### Stated goal
Extract all lines that hold the string "size".

### Dataset extract
···

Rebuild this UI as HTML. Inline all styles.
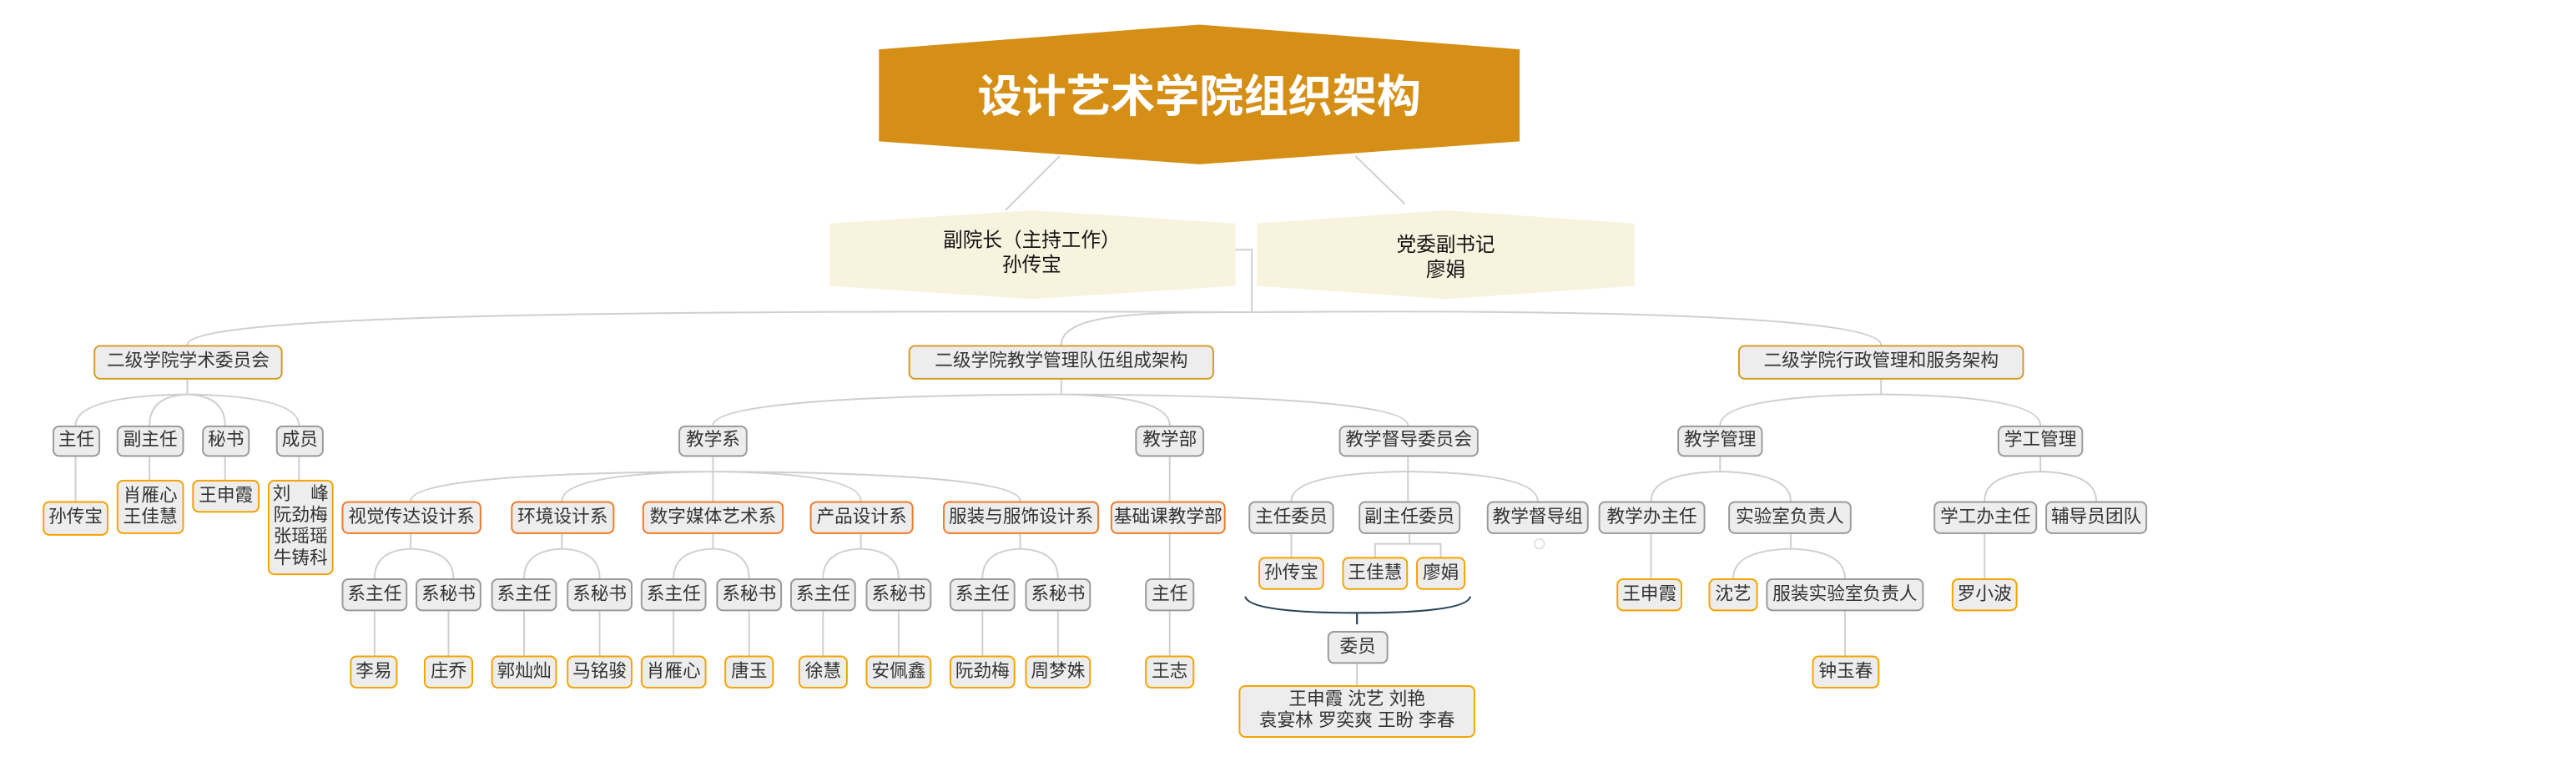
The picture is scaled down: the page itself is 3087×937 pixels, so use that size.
<!DOCTYPE html>
<html><head><meta charset="utf-8">
<style>
html,body{margin:0;padding:0;background:#fff;width:3087px;height:937px;overflow:hidden}
#c{position:absolute;left:0;top:0;width:1568px;height:476px;transform:scale(1.96875);transform-origin:0 0;font-family:"Liberation Sans","Noto Sans CJK SC",sans-serif}
.n{position:absolute;box-sizing:border-box;display:flex;align-items:center;justify-content:center;text-align:center;border:1.3px solid #9a9a9a;border-radius:4px;background:#ededed;font-size:11px;color:#333;line-height:13px;white-space:nowrap}
.o{border-color:#f5a300}
.r{border-color:#f07a28;border-width:1.6px}
.g{border-color:#d49a22;border-width:1.4px}
svg{position:absolute;left:0;top:0}
</style></head><body><div id="c">
<svg width="1568" height="476" viewBox="0 0 1568 476">
<polygon points="535,30 730,15 925,30 925,86 730,100 535,86" fill="#d58f17"/>
<polygon points="505,136 628,128 752,136 752,174 628,182 505,174" fill="#f8f3de"/>
<polygon points="765,136 880,128 995,136 995,174 880,182 765,174" fill="#f8f3de"/>
<g fill="none" stroke="#cfcfcf" stroke-width="1">
<path d="M645,95 L612,128 M825,95 L855,124"/>
<path d="M752,152 H762 V190"/>
<path d="M762,190 C300,188 114,194 114,210"/>
<path d="M762,190 C700,190 646,190 646,210"/>
<path d="M762,190 C1000,188 1145,194 1145,210"/>
<!-- left -->
<path d="M114,231 V240 M114,240 Q46,241 46,259 M114,240 Q91,241 91,259 M114,240 Q137,241 137,259 M114,240 Q182,241 182,259"/>
<path d="M46,278 V305 M91,278 V292 M137,278 V292 M182,278 V292"/>
<!-- middle -->
<path d="M646,231 V240 M646,240 Q434,241 434,259 M646,240 Q712,241 712,259 M646,240 Q857,241 857,259"/>
<path d="M434,278 V287 M434,287 Q250,288 250,305 M434,287 Q342,288 342,305 M434,287 V305 M434,287 Q524,288 524,305 M434,287 Q621,288 621,305"/>
<path d="M712,278 V352 M712,372 V399"/>
<path d="M250,325 V334 Q228,335 228,352 M250,334 Q276,335 276,352"/>
<path d="M342,325 V334 Q319,335 319,352 M342,334 Q365,335 365,352"/>
<path d="M434,325 V334 Q410,335 410,352 M434,334 Q456,335 456,352"/>
<path d="M524,325 V334 Q501,335 501,352 M524,334 Q547,335 547,352"/>
<path d="M621,325 V334 Q598,335 598,352 M621,334 Q644,335 644,352"/>
<path d="M228,372 V399 M273,372 V399 M319,372 V399 M365,372 V399 M410,372 V399 M456,372 V399 M501,372 V399 M547,372 V399 M598,372 V399 M644,372 V399"/>
<path d="M857,278 V287 M857,287 Q786,288 786,305 M857,287 V305 M857,287 Q936,288 936,305"/>
<path d="M786,325 V339 M858,325 V331 M837,339 V331 H877 V339"/>
<path d="M826,404 V417"/>
<!-- right -->
<path d="M1145,231 V240 M1145,240 Q1047,241 1047,259 M1145,240 Q1242,241 1242,259"/>
<path d="M1047,278 V287 Q1005,288 1005,305 M1047,287 Q1090,288 1090,305"/>
<path d="M1005,325 V352 M1090,325 V334 Q1055,335 1055,352 M1090,334 Q1123,335 1123,352 M1123,372 V399"/>
<path d="M1242,278 V287 Q1208,288 1208,305 M1242,287 Q1276,288 1276,305 M1208,325 V352"/>
</g>
<path d="M758,363 Q760,373 826,373 Q893,373 895,363 M826,373 V380" fill="none" stroke="#2b4658" stroke-width="1.1"/>
<circle cx="937" cy="331" r="3" fill="none" stroke="#ddd" stroke-width="0.8"/>
<text x="730" y="68" fill="#fff" font-size="27" font-weight="bold" text-anchor="middle" font-family="Liberation Sans,Noto Sans CJK SC,sans-serif">设计艺术学院组织架构</text>
<text x="628" y="150" fill="#111" font-size="12" text-anchor="middle" font-family="Liberation Sans,Noto Sans CJK SC,sans-serif">副院长（主持工作）</text>
<text x="628" y="165" fill="#111" font-size="12" text-anchor="middle" font-family="Liberation Sans,Noto Sans CJK SC,sans-serif">孙传宝</text>
<text x="880" y="153" fill="#111" font-size="12" text-anchor="middle" font-family="Liberation Sans,Noto Sans CJK SC,sans-serif">党委副书记</text>
<text x="880" y="168" fill="#111" font-size="12" text-anchor="middle" font-family="Liberation Sans,Noto Sans CJK SC,sans-serif">廖娟</text>
</svg>

<div class="n g" style="left:57px;top:210px;width:115px;height:21px">二级学院学术委员会</div>
<div class="n g" style="left:553px;top:210px;width:186px;height:21px">二级学院教学管理队伍组成架构</div>
<div class="n g" style="left:1058px;top:210px;width:174px;height:21px">二级学院行政管理和服务架构</div>

<div class="n" style="left:32px;top:259px;width:29px;height:19px">主任</div>
<div class="n" style="left:71px;top:259px;width:41px;height:19px">副主任</div>
<div class="n" style="left:123px;top:259px;width:29px;height:19px">秘书</div>
<div class="n" style="left:168px;top:259px;width:29px;height:19px">成员</div>
<div class="n o" style="left:26px;top:305px;width:40px;height:21px">孙传宝</div>
<div class="n o" style="left:71px;top:292px;width:41px;height:33px">肖雁心<br>王佳慧</div>
<div class="n o" style="left:117px;top:292px;width:41px;height:20px">王申霞</div>
<div class="n o" style="left:163px;top:292px;width:40px;height:58px">刘&nbsp;&nbsp;&nbsp;&nbsp;峰<br>阮劲梅<br>张瑶瑶<br>牛铸科</div>

<div class="n" style="left:413px;top:259px;width:42px;height:19px">教学系</div>
<div class="n" style="left:691px;top:259px;width:42px;height:19px">教学部</div>
<div class="n" style="left:815px;top:259px;width:85px;height:19px">教学督导委员会</div>

<div class="n r" style="left:208px;top:305px;width:85px;height:20px">视觉传达设计系</div>
<div class="n r" style="left:311px;top:305px;width:63px;height:20px">环境设计系</div>
<div class="n r" style="left:391px;top:305px;width:86px;height:20px">数字媒体艺术系</div>
<div class="n r" style="left:493px;top:305px;width:63px;height:20px">产品设计系</div>
<div class="n r" style="left:574px;top:305px;width:95px;height:20px">服装与服饰设计系</div>
<div class="n r" style="left:676px;top:305px;width:70px;height:20px">基础课教学部</div>

<div class="n" style="left:208px;top:352px;width:40px;height:20px">系主任</div>
<div class="n" style="left:253px;top:352px;width:40px;height:20px">系秘书</div>
<div class="n" style="left:299px;top:352px;width:40px;height:20px">系主任</div>
<div class="n" style="left:345px;top:352px;width:40px;height:20px">系秘书</div>
<div class="n" style="left:390px;top:352px;width:40px;height:20px">系主任</div>
<div class="n" style="left:436px;top:352px;width:40px;height:20px">系秘书</div>
<div class="n" style="left:481px;top:352px;width:40px;height:20px">系主任</div>
<div class="n" style="left:527px;top:352px;width:40px;height:20px">系秘书</div>
<div class="n" style="left:578px;top:352px;width:40px;height:20px">系主任</div>
<div class="n" style="left:624px;top:352px;width:40px;height:20px">系秘书</div>
<div class="n" style="left:697px;top:352px;width:30px;height:20px">主任</div>

<div class="n o" style="left:213px;top:399px;width:29px;height:20px">李易</div>
<div class="n o" style="left:258px;top:399px;width:30px;height:20px">庄乔</div>
<div class="n o" style="left:299px;top:399px;width:40px;height:20px">郭灿灿</div>
<div class="n o" style="left:345px;top:399px;width:40px;height:20px">马铭骏</div>
<div class="n o" style="left:390px;top:399px;width:40px;height:20px">肖雁心</div>
<div class="n o" style="left:441px;top:399px;width:30px;height:20px">唐玉</div>
<div class="n o" style="left:486px;top:399px;width:30px;height:20px">徐慧</div>
<div class="n o" style="left:527px;top:399px;width:40px;height:20px">安佩鑫</div>
<div class="n o" style="left:578px;top:399px;width:40px;height:20px">阮劲梅</div>
<div class="n o" style="left:624px;top:399px;width:40px;height:20px">周梦姝</div>
<div class="n o" style="left:697px;top:399px;width:30px;height:20px">王志</div>

<div class="n" style="left:760px;top:305px;width:52px;height:20px">主任委员</div>
<div class="n" style="left:827px;top:305px;width:62px;height:20px">副主任委员</div>
<div class="n" style="left:905px;top:305px;width:62px;height:20px">教学督导组</div>
<div class="n o" style="left:766px;top:339px;width:40px;height:20px">孙传宝</div>
<div class="n o" style="left:817px;top:339px;width:40px;height:20px">王佳慧</div>
<div class="n o" style="left:862px;top:339px;width:30px;height:20px">廖娟</div>
<div class="n" style="left:808px;top:384px;width:37px;height:20px">委员</div>
<div class="n o" style="left:754px;top:417px;width:144px;height:32px">王申霞 沈艺 刘艳<br>袁宴林 罗奕爽 王盼 李春</div>

<div class="n" style="left:1021px;top:259px;width:52px;height:19px">教学管理</div>
<div class="n" style="left:1216px;top:259px;width:52px;height:19px">学工管理</div>
<div class="n" style="left:973px;top:305px;width:65px;height:20px">教学办主任</div>
<div class="n" style="left:1052px;top:305px;width:75px;height:20px">实验室负责人</div>
<div class="n" style="left:1177px;top:305px;width:63px;height:20px">学工办主任</div>
<div class="n" style="left:1245px;top:305px;width:62px;height:20px">辅导员团队</div>
<div class="n o" style="left:984px;top:352px;width:40px;height:20px">王申霞</div>
<div class="n o" style="left:1040px;top:352px;width:30px;height:20px">沈艺</div>
<div class="n" style="left:1075px;top:352px;width:96px;height:20px">服装实验室负责人</div>
<div class="n o" style="left:1188px;top:352px;width:40px;height:20px">罗小波</div>
<div class="n o" style="left:1103px;top:399px;width:41px;height:20px">钟玉春</div>
</div></body></html>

···

### Full solution
The picture is scaled down: the page itself is 3087×937 pixels, so use that size.
.n{position:absolute;box-sizing:border-box;display:flex;align-items:center;justify-content:center;text-align:center;border:1.3px solid #9a9a9a;border-radius:4px;background:#ededed;font-size:11px;color:#333;line-height:13px;white-space:nowrap}
<text x="730" y="68" fill="#fff" font-size="27" font-weight="bold" text-anchor="middle" font-family="Liberation Sans,Noto Sans CJK SC,sans-serif">设计艺术学院组织架构</text>
<text x="628" y="150" fill="#111" font-size="12" text-anchor="middle" font-family="Liberation Sans,Noto Sans CJK SC,sans-serif">副院长（主持工作）</text>
<text x="628" y="165" fill="#111" font-size="12" text-anchor="middle" font-family="Liberation Sans,Noto Sans CJK SC,sans-serif">孙传宝</text>
<text x="880" y="153" fill="#111" font-size="12" text-anchor="middle" font-family="Liberation Sans,Noto Sans CJK SC,sans-serif">党委副书记</text>
<text x="880" y="168" fill="#111" font-size="12" text-anchor="middle" font-family="Liberation Sans,Noto Sans CJK SC,sans-serif">廖娟</text>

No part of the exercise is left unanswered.